- _THE TASK_
Your task is to retype the lines from the opening of the material through the line that includes "99.3, 97.7, 96.0];". Do not copy the pictures.
━━ SOURCE EXCERPT ━━
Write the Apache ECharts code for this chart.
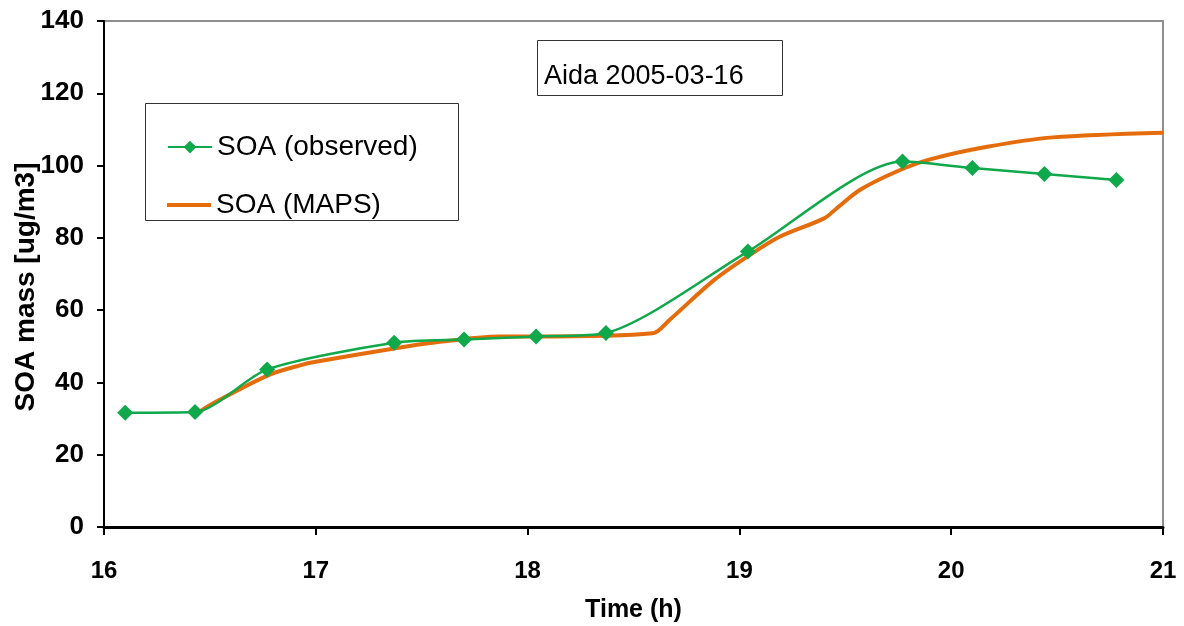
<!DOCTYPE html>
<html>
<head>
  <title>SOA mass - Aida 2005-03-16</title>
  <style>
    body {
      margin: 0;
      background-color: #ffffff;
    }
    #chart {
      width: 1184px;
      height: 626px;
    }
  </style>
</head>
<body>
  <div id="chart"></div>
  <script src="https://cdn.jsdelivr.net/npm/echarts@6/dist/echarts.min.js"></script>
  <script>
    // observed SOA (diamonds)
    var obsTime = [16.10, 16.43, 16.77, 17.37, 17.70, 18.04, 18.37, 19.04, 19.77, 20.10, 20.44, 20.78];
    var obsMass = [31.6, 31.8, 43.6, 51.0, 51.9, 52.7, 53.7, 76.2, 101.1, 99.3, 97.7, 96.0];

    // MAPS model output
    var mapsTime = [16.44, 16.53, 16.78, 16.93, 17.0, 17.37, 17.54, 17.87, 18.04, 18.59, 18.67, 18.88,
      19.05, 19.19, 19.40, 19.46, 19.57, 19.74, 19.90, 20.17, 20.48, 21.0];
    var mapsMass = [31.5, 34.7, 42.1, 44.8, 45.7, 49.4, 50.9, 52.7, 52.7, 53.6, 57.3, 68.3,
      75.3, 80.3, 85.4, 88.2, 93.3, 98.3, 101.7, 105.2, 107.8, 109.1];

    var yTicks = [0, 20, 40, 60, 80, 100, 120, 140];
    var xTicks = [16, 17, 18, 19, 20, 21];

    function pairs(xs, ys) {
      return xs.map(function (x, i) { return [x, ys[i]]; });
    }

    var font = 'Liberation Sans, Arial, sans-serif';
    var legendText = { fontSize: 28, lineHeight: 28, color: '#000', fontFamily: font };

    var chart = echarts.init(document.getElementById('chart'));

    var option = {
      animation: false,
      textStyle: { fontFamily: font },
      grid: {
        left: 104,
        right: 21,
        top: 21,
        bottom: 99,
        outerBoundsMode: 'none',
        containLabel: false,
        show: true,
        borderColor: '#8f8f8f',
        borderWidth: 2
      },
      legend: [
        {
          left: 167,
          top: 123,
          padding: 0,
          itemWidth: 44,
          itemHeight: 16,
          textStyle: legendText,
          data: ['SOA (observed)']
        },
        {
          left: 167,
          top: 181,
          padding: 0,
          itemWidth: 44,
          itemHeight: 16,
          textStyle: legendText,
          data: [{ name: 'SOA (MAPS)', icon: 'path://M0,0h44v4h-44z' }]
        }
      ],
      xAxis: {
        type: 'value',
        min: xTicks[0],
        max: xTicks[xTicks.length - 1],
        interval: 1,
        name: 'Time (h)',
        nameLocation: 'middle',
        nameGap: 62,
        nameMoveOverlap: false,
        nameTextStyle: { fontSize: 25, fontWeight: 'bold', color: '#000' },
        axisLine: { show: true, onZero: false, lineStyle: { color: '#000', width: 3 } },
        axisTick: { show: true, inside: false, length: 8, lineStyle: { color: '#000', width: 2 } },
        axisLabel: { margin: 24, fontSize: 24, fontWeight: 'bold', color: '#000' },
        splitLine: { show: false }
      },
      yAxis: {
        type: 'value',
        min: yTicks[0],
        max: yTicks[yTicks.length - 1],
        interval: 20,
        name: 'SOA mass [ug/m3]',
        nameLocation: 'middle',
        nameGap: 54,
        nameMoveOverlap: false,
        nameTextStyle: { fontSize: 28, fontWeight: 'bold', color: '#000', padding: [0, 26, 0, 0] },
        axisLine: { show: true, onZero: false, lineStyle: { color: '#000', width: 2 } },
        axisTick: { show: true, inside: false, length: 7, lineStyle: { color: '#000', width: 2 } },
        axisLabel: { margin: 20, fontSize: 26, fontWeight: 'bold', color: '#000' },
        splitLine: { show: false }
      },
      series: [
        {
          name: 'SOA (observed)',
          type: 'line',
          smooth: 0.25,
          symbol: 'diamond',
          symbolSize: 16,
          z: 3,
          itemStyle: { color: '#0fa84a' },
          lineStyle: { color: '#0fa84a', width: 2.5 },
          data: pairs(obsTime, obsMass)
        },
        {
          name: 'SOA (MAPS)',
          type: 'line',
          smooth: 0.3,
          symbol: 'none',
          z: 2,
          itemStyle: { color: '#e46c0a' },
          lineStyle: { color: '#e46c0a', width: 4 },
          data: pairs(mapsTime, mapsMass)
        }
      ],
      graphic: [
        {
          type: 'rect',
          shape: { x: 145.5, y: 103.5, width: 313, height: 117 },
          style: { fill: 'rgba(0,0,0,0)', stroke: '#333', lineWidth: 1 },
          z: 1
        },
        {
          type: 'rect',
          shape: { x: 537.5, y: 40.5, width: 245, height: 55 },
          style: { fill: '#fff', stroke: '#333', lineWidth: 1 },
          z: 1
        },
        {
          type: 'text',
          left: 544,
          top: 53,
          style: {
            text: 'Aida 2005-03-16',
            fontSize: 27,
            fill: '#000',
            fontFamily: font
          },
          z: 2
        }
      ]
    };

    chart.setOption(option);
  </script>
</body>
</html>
━━━
- _COMPLETED TASK_
Write the Apache ECharts code for this chart.
<!DOCTYPE html>
<html>
<head>
  <title>SOA mass - Aida 2005-03-16</title>
  <style>
    body {
      margin: 0;
      background-color: #ffffff;
    }
    #chart {
      width: 1184px;
      height: 626px;
    }
  </style>
</head>
<body>
  <div id="chart"></div>
  <script src="https://cdn.jsdelivr.net/npm/echarts@6/dist/echarts.min.js"></script>
  <script>
    // observed SOA (diamonds)
    var obsTime = [16.10, 16.43, 16.77, 17.37, 17.70, 18.04, 18.37, 19.04, 19.77, 20.10, 20.44, 20.78];
    var obsMass = [31.6, 31.8, 43.6, 51.0, 51.9, 52.7, 53.7, 76.2, 101.1, 99.3, 97.7, 96.0];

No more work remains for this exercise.